Written request: Find the string "this" in the listing and report every line that has it.

Entries provided:
════════════════

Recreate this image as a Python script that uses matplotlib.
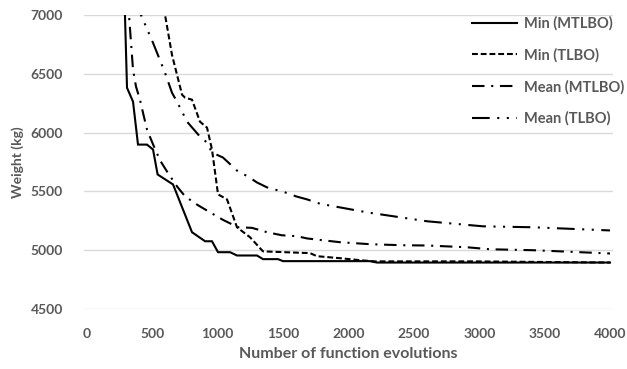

════════════════

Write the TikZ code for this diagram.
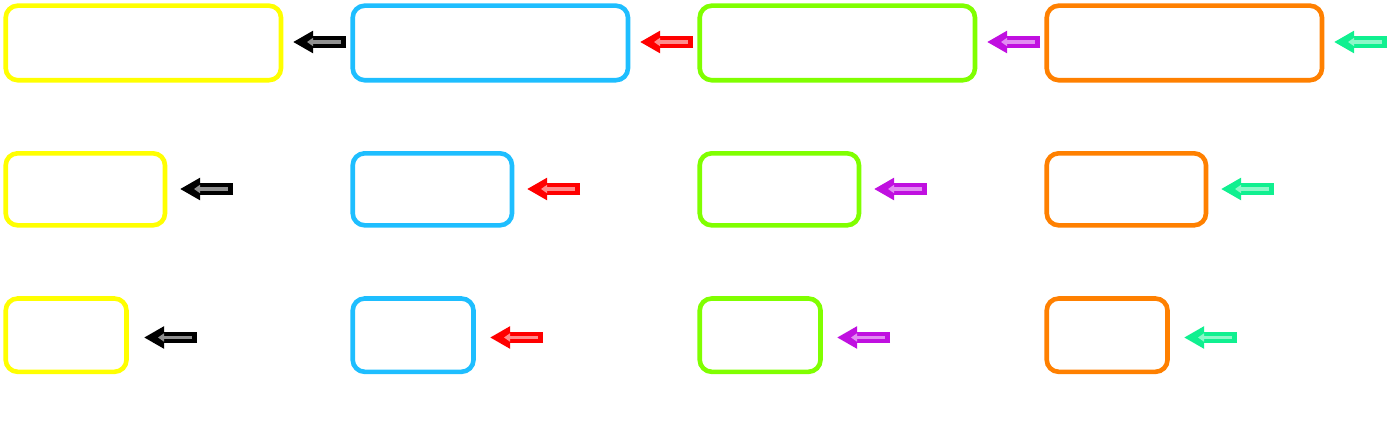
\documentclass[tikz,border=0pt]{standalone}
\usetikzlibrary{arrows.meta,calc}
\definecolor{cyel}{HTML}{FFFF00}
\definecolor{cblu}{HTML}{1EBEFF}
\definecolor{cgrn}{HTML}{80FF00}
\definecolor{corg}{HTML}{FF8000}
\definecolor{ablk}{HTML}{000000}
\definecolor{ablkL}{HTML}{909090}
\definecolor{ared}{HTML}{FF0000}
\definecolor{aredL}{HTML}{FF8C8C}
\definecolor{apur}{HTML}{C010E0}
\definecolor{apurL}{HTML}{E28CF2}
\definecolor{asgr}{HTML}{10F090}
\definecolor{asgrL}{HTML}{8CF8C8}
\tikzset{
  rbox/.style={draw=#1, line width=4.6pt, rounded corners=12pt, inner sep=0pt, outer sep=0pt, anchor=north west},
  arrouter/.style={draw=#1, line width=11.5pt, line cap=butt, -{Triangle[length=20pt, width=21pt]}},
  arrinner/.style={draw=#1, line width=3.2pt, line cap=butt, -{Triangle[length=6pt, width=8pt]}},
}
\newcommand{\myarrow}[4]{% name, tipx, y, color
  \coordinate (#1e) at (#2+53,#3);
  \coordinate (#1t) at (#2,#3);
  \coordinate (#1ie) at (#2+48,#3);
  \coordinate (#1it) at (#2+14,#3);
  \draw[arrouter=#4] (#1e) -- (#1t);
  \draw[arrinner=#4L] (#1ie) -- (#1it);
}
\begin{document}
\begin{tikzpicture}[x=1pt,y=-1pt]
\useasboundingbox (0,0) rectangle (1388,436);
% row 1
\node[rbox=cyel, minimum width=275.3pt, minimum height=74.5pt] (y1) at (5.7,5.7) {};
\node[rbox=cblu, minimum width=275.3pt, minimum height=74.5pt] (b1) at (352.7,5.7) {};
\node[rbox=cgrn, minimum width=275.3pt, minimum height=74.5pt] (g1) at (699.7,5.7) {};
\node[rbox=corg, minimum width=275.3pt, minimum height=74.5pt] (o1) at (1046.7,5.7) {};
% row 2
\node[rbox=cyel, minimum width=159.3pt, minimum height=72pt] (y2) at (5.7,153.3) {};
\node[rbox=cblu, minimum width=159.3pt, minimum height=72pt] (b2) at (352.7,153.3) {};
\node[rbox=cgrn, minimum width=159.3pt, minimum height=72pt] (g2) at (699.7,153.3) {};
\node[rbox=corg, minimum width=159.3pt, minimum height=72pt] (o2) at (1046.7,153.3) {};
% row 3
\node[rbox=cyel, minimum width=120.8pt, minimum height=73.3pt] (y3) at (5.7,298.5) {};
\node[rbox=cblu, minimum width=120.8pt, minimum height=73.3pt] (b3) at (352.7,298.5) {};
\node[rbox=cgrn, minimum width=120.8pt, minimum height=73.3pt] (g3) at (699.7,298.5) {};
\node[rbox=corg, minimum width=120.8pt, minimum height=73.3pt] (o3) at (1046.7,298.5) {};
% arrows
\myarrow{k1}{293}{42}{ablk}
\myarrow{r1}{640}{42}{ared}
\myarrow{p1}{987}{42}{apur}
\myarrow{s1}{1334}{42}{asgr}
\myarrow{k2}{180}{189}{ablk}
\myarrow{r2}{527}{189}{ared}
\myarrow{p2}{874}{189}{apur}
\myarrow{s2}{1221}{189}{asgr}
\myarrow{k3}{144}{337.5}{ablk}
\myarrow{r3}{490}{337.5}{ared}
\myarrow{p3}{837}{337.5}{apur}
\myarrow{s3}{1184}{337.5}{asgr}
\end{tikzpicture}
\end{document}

════════════════

Answer:
Recreate this image as a Python script that uses matplotlib.
Write the TikZ code for this diagram.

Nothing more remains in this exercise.